# Mass on a horizontal spring

1. Jun 19, 2009

### sarah895

1. The problem statement, all variables and given/known data

A 50 gram mass is attached to a massless spring and allowed to oscillate around an equilibrium according to:
y(t) = 1.2*sin( 3.1415*t ) where y is measured in meters and t in seconds

(a) What is the spring constant in N/m ?
(b) What is the total Mechanical Energy in the mass/spring system?
(b) What is the maximum kinetic energy of the mass?

2. Relevant equations

Fcirc=m*A*ω2.
F(x)=k*x
Fcirc=F(A)

3. The attempt at a solution

In an attempt to solve for the spring constant, I solved for the circular force (maw^2 = .592) and set that equal to k*x. For the x variable, I used the given equation y(t) = 1.2*sin( 3.1415*t ). Since we don't know t, I assumed it to be 1. I then solved F=kx for k, and got an answer of 9N/m, which was wrong.

Any guidance would be much appreciated :)

2. Jun 19, 2009

### cepheid

Staff Emeritus
EDIT: Welcome to PF!

I'm sorry, but I can't seem to make much sense of your approach.

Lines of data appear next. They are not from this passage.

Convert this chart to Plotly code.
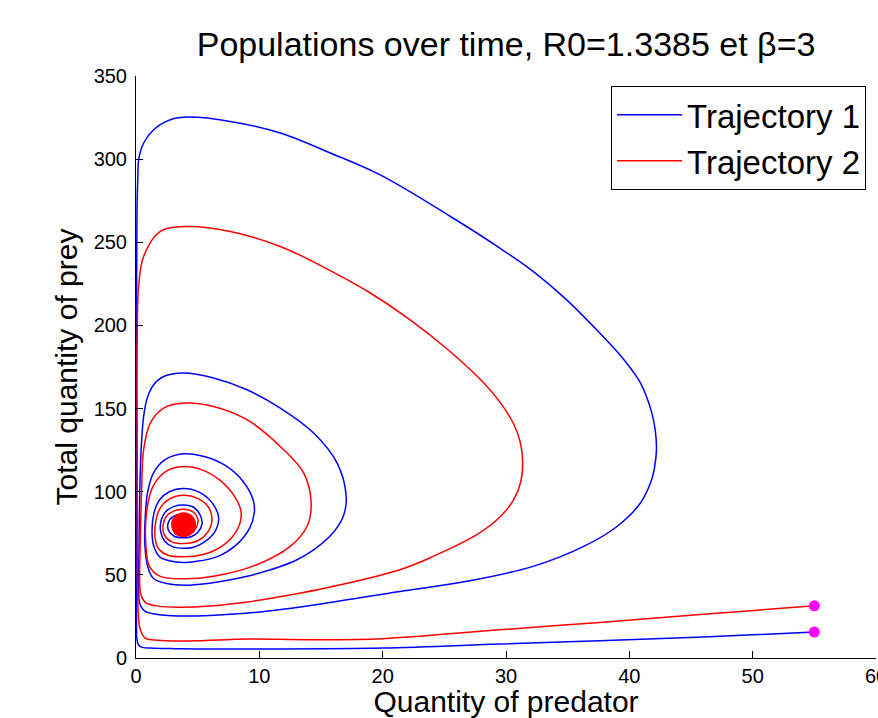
import plotly.graph_objects as go

# ---- Data (predator X, prey Y) ----
traj1_x = [55.0, 46.0, 37.6, 29.5, 20.0, 10.0, 5.0, 3.2, 1.5, 0.5, 0.2, 0.08, 0.04, 0.03, 0.04, 0.08, 0.15,
           0.21, 0.62, 1.43, 2.78, 4.26, 7.64, 11.7, 15.75, 19.8, 25.5, 29.5, 32.2, 34.9, 37.6, 39.5, 40.9,
           41.8, 42.1, 42.2, 42.05, 41.8, 40.9, 39.0, 36.3, 32.2, 26.8, 21.4, 15.0, 9.8, 6.0, 3.5, 1.5, 0.75, 0.4, 0.25,
           0.22, 0.25, 0.32, 0.45, 0.62, 0.9, 1.43, 2.24, 3.86, 6.29, 9.0, 11.7, 14.4, 16.3, 17.04, 16.8,
           15.7, 13.05, 9.0, 6.5, 4.3, 2.5, 1.4, 0.95, 0.72, 0.75, 0.95, 1.4, 2.3, 3.86, 5.6, 7.3, 8.7, 9.5,
           9.59, 9.2, 8.2, 6.6, 4.8, 3.86, 2.8, 1.9, 1.45, 1.3, 1.45, 1.9, 2.7, 3.86, 5.2, 6.2, 6.7, 6.4,
           5.5, 4.6, 3.86, 3.0, 2.35, 2.0, 2.05, 2.4, 3.1, 3.86, 4.7, 5.2, 5.35, 5.0, 4.4, 3.86, 3.1, 2.65,
           2.6, 3.0, 3.86, 4.5, 4.3, 3.86]
traj1_y = [15.6, 12.6, 10.4, 8.4, 6.0, 5.4, 5.4, 5.6, 5.9, 6.4, 8.0, 11.0, 20.0, 100.0, 200.0, 270.0, 290.0,
           299.6, 309.7, 317.7, 323.7, 325.3, 322.7, 315.7, 303.7, 290.5, 265.5, 246.5, 232.5, 215.5, 195.4,
           180.0, 165.4, 148.0, 137.0, 125.3, 115.0, 107.0, 93.2, 79.1, 67.1, 55.1, 46.1, 40.0, 32.5, 27.5, 25.6, 25.3,
           26.5, 28.0, 31.0, 35.0, 45.0, 70.0, 105.0, 130.0, 145.3, 156.0, 164.3, 169.3, 171.4, 168.4, 161.3,
           150.3, 135.3, 117.3, 97.2, 85.1, 73.1, 59.1, 49.1, 45.5, 43.8, 44.8, 48.0, 55.0, 68.0, 85.0, 100.0,
           111.0, 119.0, 122.8, 121.0, 115.5, 106.0, 95.0, 87.2, 78.0, 68.5, 61.0, 58.0, 57.5, 58.3, 61.0,
           67.0, 76.0, 87.0, 95.0, 100.0, 102.0, 99.5, 93.0, 84.5, 76.0, 69.5, 66.5, 66.0, 66.8, 70.0, 76.0,
           83.0, 88.0, 91.2, 92.0, 90.5, 86.0, 80.5, 75.5, 72.8, 72.3, 73.2, 76.5, 81.0, 85.0, 86.0, 83.0,
           79.0, 78.5]

traj2_x = [55.0, 46.0, 37.6, 29.5, 20.0, 14.0, 9.0, 5.0, 3.0, 1.5, 0.75, 0.35, 0.2, 0.12, 0.1, 0.1, 0.21,
           0.62, 1.97, 4.13, 7.64, 11.7, 15.75, 19.0, 22.2, 25.3, 28.2, 29.6, 30.6, 31.15, 31.35, 31.2, 30.6,
           29.4, 27.6, 24.1, 21.4, 15.0, 11.0, 8.86, 6.0, 3.5, 1.8, 0.75, 0.4, 0.3, 0.35, 0.45, 0.62, 1.16,
           2.24, 3.86, 6.29, 9.0, 11.7, 13.6, 14.2, 13.86, 12.5, 9.8, 6.29, 3.86, 1.97, 1.1, 0.8, 0.9, 1.43,
           2.5, 3.86, 5.3, 6.8, 8.0, 8.53, 8.2, 7.2, 5.6, 3.86, 2.6, 1.85, 1.55, 1.6, 1.95, 2.7, 3.86, 5.0,
           5.9, 6.16, 5.8, 5.0, 3.86, 2.9, 2.3, 2.2, 2.5, 3.1, 3.86, 4.6, 5.0, 4.9, 4.4, 3.86, 3.2, 3.0, 3.86]
traj2_y = [31.4, 26.3, 21.4, 17.0, 11.6, 11.0, 11.4, 10.3, 10.2, 10.8, 12.0, 17.0, 25.0, 50.0, 120.0, 195.0,
           223.5, 241.5, 256.5, 259.5, 256.5, 247.5, 233.0, 219.5, 203.5, 185.4, 165.4, 153.0, 141.0, 130.0,
           118.0, 106.0, 95.0, 84.0, 74.0, 61.1, 53.1, 41.5, 36.0, 33.5, 31.2, 30.5, 31.2, 33.5, 38.0, 45.0,
           70.0, 100.0, 125.3, 141.3, 150.3, 153.3, 151.3, 143.3, 127.2, 111.2, 93.2, 79.1, 67.1, 56.1, 49.1,
           47.6, 49.1, 55.0, 68.0, 90.0, 104.0, 112.5, 115.2, 113.3, 107.0, 97.0, 87.2, 77.0, 68.5, 62.5,
           60.9, 61.8, 65.5, 72.0, 82.0, 90.0, 95.5, 97.8, 96.0, 90.5, 83.0, 75.5, 70.5, 68.8, 69.8, 74.0,
           80.0, 85.5, 88.5, 89.5, 88.0, 84.0, 78.5, 74.5, 73.5, 74.8, 79.0, 80.2]

start_x = [55.0, 55.0]
start_y = [15.6, 31.4]
equilibrium_x = [3.86]
equilibrium_y = [80.2]

x_ticks = [0, 10, 20, 30, 40, 50, 60]
y_ticks = [0, 50, 100, 150, 200, 250, 300, 350]

FONT = "Liberation Sans, Arial, Helvetica, sans-serif"

fig = go.Figure()
fig.add_trace(go.Scatter(x=traj1_x, y=traj1_y, mode="lines", name="Trajectory 1",
                         line=dict(color="#0000FF", width=1.5, shape="spline", smoothing=1.0)))
fig.add_trace(go.Scatter(x=traj2_x, y=traj2_y, mode="lines", name="Trajectory 2",
                         line=dict(color="#FF0000", width=1.5, shape="spline", smoothing=1.0)))
fig.add_trace(go.Scatter(x=start_x, y=start_y, mode="markers", showlegend=False,
                         marker=dict(color="#FF00FF", size=11, symbol="circle")))
fig.add_trace(go.Scatter(x=equilibrium_x, y=equilibrium_y, mode="markers", showlegend=False,
                         marker=dict(color="#FF0000", size=25, symbol="circle")))

fig.update_layout(
    width=878, height=718,
    margin=dict(l=136, r=2, t=76, b=60, autoexpand=False),
    paper_bgcolor="white", plot_bgcolor="white",
    font=dict(family=FONT, color="black"),
    title=dict(text="Populations over time, R0=1.3385 et β=3", x=0.5764, xanchor="center",
               y=1 - 44 / 718, yanchor="middle", font=dict(size=34, family=FONT, color="black")),
    legend=dict(x=0.9865, y=0.983, xanchor="right", yanchor="top", bgcolor="white",
                bordercolor="black", borderwidth=1, font=dict(size=33, family=FONT, color="black"),
                itemwidth=65, tracegroupgap=0),
    showlegend=True,
)
fig.update_xaxes(range=[0, 60], tickvals=x_ticks, ticks="inside", ticklen=7, tickcolor="black",
                 showline=True, linecolor="black", linewidth=1, showgrid=False, zeroline=False,
                 ticklabeloverflow="allow", automargin=False,
                 tickfont=dict(size=20, family=FONT, color="black"),
                 title=dict(text="Quantity of predator", font=dict(size=30, family=FONT, color="black"),
                            standoff=15))
fig.update_yaxes(range=[0, 350], tickvals=y_ticks, ticks="inside", ticklen=7, tickcolor="black",
                 showline=True, linecolor="black", linewidth=1, showgrid=False, zeroline=False,
                 ticklabelstandoff=4, automargin=False,
                 tickfont=dict(size=20, family=FONT, color="black"),
                 title=dict(text="Total quantity of prey", font=dict(size=30, family=FONT, color="black"),
                            standoff=7))

fig.write_html("out.html")
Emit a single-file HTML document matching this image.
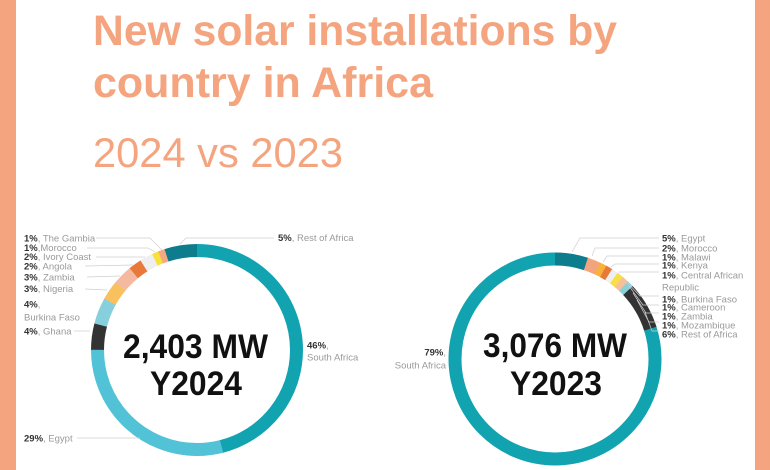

Nothing is moving in a circle here, so what is the circular force supposed to be? Why have you listed it as relevant?

Oscillatory motion in general is described by a function of the form

y(t) = Asin(ωt)​

In this case, you have been given values for A and ω. So you know ω. What is the relationship between ω and k for a spring mass system?

3. Jun 19, 2009

### cepheid

Staff Emeritus
I just thought I'd explain why this is not correct. In this case, t is the independent variable. Emphasis on the word variable. It changes, it can be whatever you want it to be. The position, y, is the dependent variable, because its value depends on the value of t based on the mathematical relationship given. Intuitively this makes sense. The position of the mass depends upon time because the mass is oscillating. We say that y is a function of t. What this means is that you can plug in any value of t into y(t), and you will get a corresponding value of y that represents the position of the mass at that time. Do you understand?